> DIRECTION
Assemble all lines in which the string "with" appears.
[BEGIN]
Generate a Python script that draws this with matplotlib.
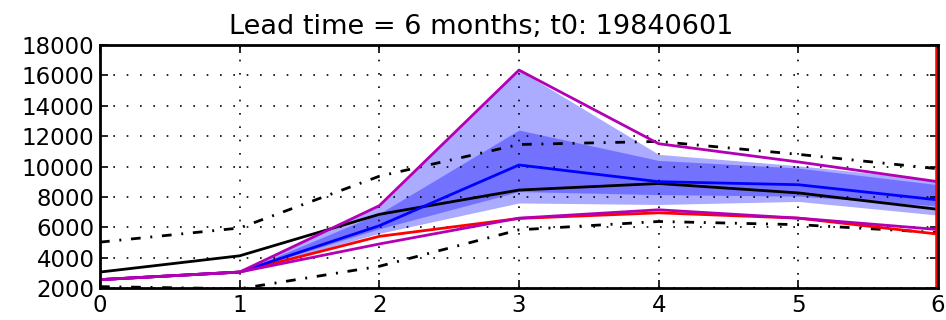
import matplotlib
matplotlib.use("Agg")

import matplotlib.pyplot as plt
import numpy as np

# lead months
leads = [0, 1, 2, 3, 4, 5, 6]

# observed (black) and its bounds (dash-dot)
obs = [3050, 4120, 6850, 8450, 8880, 8260, 7180]
obsUpper = [5020, 5950, 9360, 11450, 11650, 10800, 9850]
obsLower = [2090, 1950, 3430, 5830, 6380, 6170, 5650]

# forecast ensemble
ensMean = [2550, 3050, 6100, 10100, 9000, 8800, 7800]
ensMax = [2550, 3050, 7420, 16350, 11500, 10300, 9000]
ensMin = [2550, 3050, 4900, 6600, 7150, 6600, 5850]
redLine = [2550, 3050, 5400, 6580, 6950, 6600, 5550]

# shaded spreads
outerHi = [2550, 3050, 7400, 16350, 10800, 10050, 9100]
outerLo = [2550, 3050, 5600, 7600, 7500, 7700, 6800]
innerHi = [2550, 3050, 6900, 12400, 10400, 9900, 8800]
innerLo = [2550, 3050, 5900, 8350, 8150, 8050, 7400]

leadTime = 6
t0 = "19840601"

fig = plt.figure(figsize=(9.46, 3.2), dpi=100)
ax = fig.add_axes([100 / 946, 1 - 288 / 320, 838 / 946, 243 / 320])

ax.fill_between(leads, outerLo, outerHi, color="blue", alpha=0.33, linewidth=0)
ax.fill_between(leads, innerLo, innerHi, color="blue", alpha=0.33, linewidth=0)

dashDot = (0, (3.5, 3.5, 0.7, 3.5))
ax.plot(leads, obsUpper, color="k", linestyle=dashDot, linewidth=2)
ax.plot(leads, obsLower, color="k", linestyle=dashDot, linewidth=2)
ax.plot(leads, obs, color="k", linewidth=2)
ax.plot(leads, redLine, color="r", linewidth=2)
ax.plot(leads, ensMean, color="b", linewidth=2)
ax.plot(leads, ensMax, color="#b400b4", linewidth=2)
ax.plot(leads, ensMin, color="#b400b4", linewidth=2)
ax.axvline(leadTime, color="r", linewidth=4)

ax.set_xlim(0, 6)
ax.set_ylim(2000, 18000)
ax.set_xticks(leads)
ax.set_yticks(np.arange(2000, 18001, 2000))
ax.grid(True, color="k", linestyle=(0, (1, 7)), linewidth=1.2)
ax.tick_params(direction="in", top=True, right=True, length=6, width=1.2,
               labelsize=16.5, pad=4)
for sp in ax.spines.values():
    sp.set_linewidth(2)

ax.set_title("Lead time = " + str(leadTime) + " months; t0: " + t0,
             fontsize=19.5, x=0.455, pad=8)

fig.savefig("out.png", dpi=100)
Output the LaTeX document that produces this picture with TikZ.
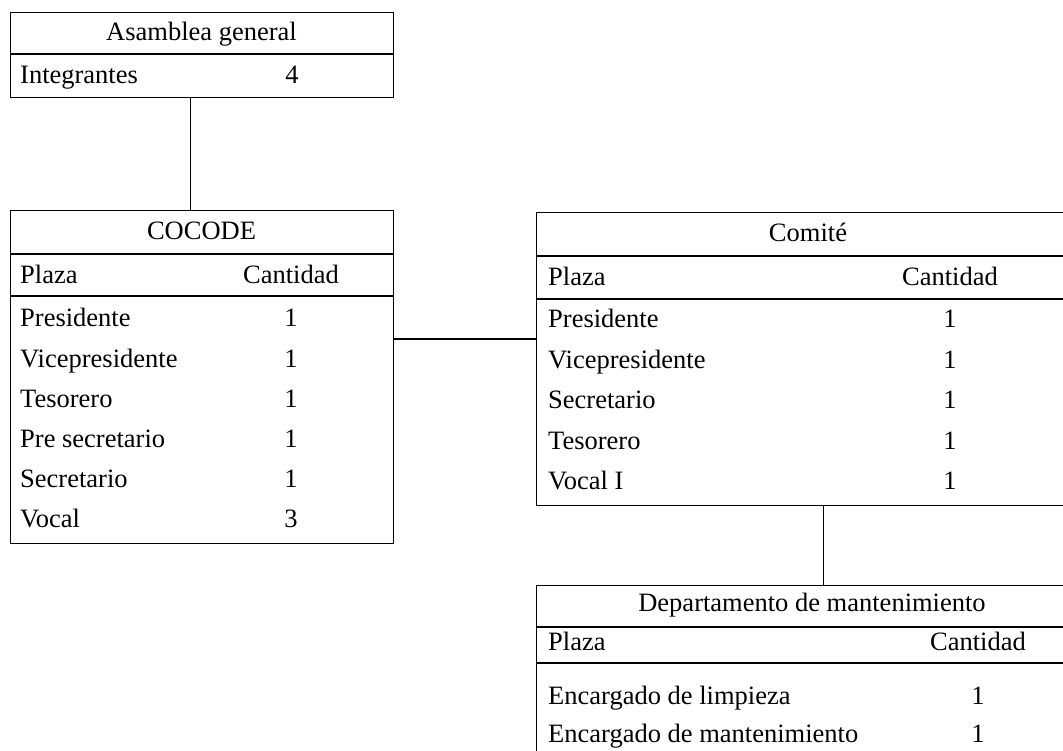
\documentclass[tikz,border=0pt]{standalone}
\usepackage{fontspec}
\setmainfont{Liberation Serif}
\usepackage{tikz}
\usetikzlibrary{positioning}

\begin{document}
\begin{tikzpicture}[x=1pt, y=-1pt,
			box/.style={draw=black, line width=1.1pt, rectangle, anchor=north west, inner sep=0pt},
			txt/.style={inner sep=0pt, yshift=-5pt, font=\fontsize{26.5}{30}\selectfont, text height=0.68em, text depth=0.22em},
			lft/.style={txt, anchor=west},
			line/.style={draw=black, line width=1.1pt},
		]
		
			\useasboundingbox (0,0) rectangle (1063,751);
			\clip (0,0) rectangle (1063,751);
			\fill[white] (0,0) rectangle (1063,751);
		
			%Boxes
			\node[box, minimum width=383pt, minimum height=85pt]	(asam)		at (10,12)	{};
			\node[box, minimum width=383pt, minimum height=333pt]	(cocode)	at (10,210)	{};
			\node[box, minimum width=573pt, minimum height=293pt]	(comite)	at (536,212)	{};
			\node[box, minimum width=573pt, minimum height=200pt]	(dept)		at (536,585)	{};
		
			%Asamblea general
			\node[txt]	(asamT)	at (201.5,33)	{Asamblea general};
			\node[lft]	(asam1)	at (20,76)	{Integrantes};
			\node[txt]	(asam1n)	at (292,76)	{4};
			\draw[line]	(asam.west |- 0,54) -- (asam.east |- 0,54);
		
			%COCODE
			\node[txt]	(cocodeT)	at (201.5,232)	{COCODE};
			\node[lft]	(cocodeP)	at (20,276)	{Plaza};
			\node[txt]	(cocodeC)	at (291,276)	{Cantidad};
			\node[lft]	(cocode1)	at (20,319)	{Presidente};
			\node[txt]	(cocode1n)	at (291,319)	{1};
			\node[lft]	(cocode2)	at (20,360)	{Vicepresidente};
			\node[txt]	(cocode2n)	at (291,360)	{1};
			\node[lft]	(cocode3)	at (20,400)	{Tesorero};
			\node[txt]	(cocode3n)	at (291,400)	{1};
			\node[lft]	(cocode4)	at (20,440)	{Pre secretario};
			\node[txt]	(cocode4n)	at (291,440)	{1};
			\node[lft]	(cocode5)	at (20,480)	{Secretario};
			\node[txt]	(cocode5n)	at (291,480)	{1};
			\node[lft]	(cocode6)	at (20,520)	{Vocal};
			\node[txt]	(cocode6n)	at (291,520)	{3};
			\draw[line]	(cocode.west |- 0,254) -- (cocode.east |- 0,254);
			\draw[line]	(cocode.west |- 0,296) -- (cocode.east |- 0,296);
		
			%Comite
			\node[txt]	(comiteT)	at (808,234)	{Comité};
			\node[lft]	(comiteP)	at (548,278)	{Plaza};
			\node[txt]	(comiteC)	at (950,278)	{Cantidad};
			\node[lft]	(comite1)	at (548,320)	{Presidente};
			\node[txt]	(comite1n)	at (950,320)	{1};
			\node[lft]	(comite2)	at (548,361)	{Vicepresidente};
			\node[txt]	(comite2n)	at (950,361)	{1};
			\node[lft]	(comite3)	at (548,401)	{Secretario};
			\node[txt]	(comite3n)	at (950,401)	{1};
			\node[lft]	(comite4)	at (548,442)	{Tesorero};
			\node[txt]	(comite4n)	at (950,442)	{1};
			\node[lft]	(comite5)	at (548,482)	{Vocal I};
			\node[txt]	(comite5n)	at (950,482)	{1};
			\draw[line]	(comite.west |- 0,256) -- (comite.east |- 0,256);
			\draw[line]	(comite.west |- 0,299) -- (comite.east |- 0,299);
		
			%Departamento
			\node[txt]	(deptT)	at (812,604)	{Departamento de mantenimiento};
			\node[lft]	(deptP)	at (548,643)	{Plaza};
			\node[txt]	(deptC)	at (978,643)	{Cantidad};
			\node[lft]	(dept1)	at (548,697)	{Encargado de limpieza};
			\node[txt]	(dept1n)	at (978,697)	{1};
			\node[lft]	(dept2)	at (548,735)	{Encargado de mantenimiento};
			\node[txt]	(dept2n)	at (978,735)	{1};
			\draw[line]	(dept.west |- 0,627) -- (dept.east |- 0,627);
			\draw[line]	(dept.west |- 0,663) -- (dept.east |- 0,663);
		
			%Lines
			\coordinate	(link)	at (0,339);
			\draw[line]	([xshift=-11.5pt]asam.south) -- ([xshift=-11.5pt]cocode.north);
			\draw[line]	(cocode.east |- link) -- (comite.west |- link);
			\draw[line]	(comite.south) -- (dept.north);
		
		\end{tikzpicture}
\end{document}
[END]
> OUTPUT OF THE TASK
Generate a Python script that draws this with matplotlib.
Output the LaTeX document that produces this picture with TikZ.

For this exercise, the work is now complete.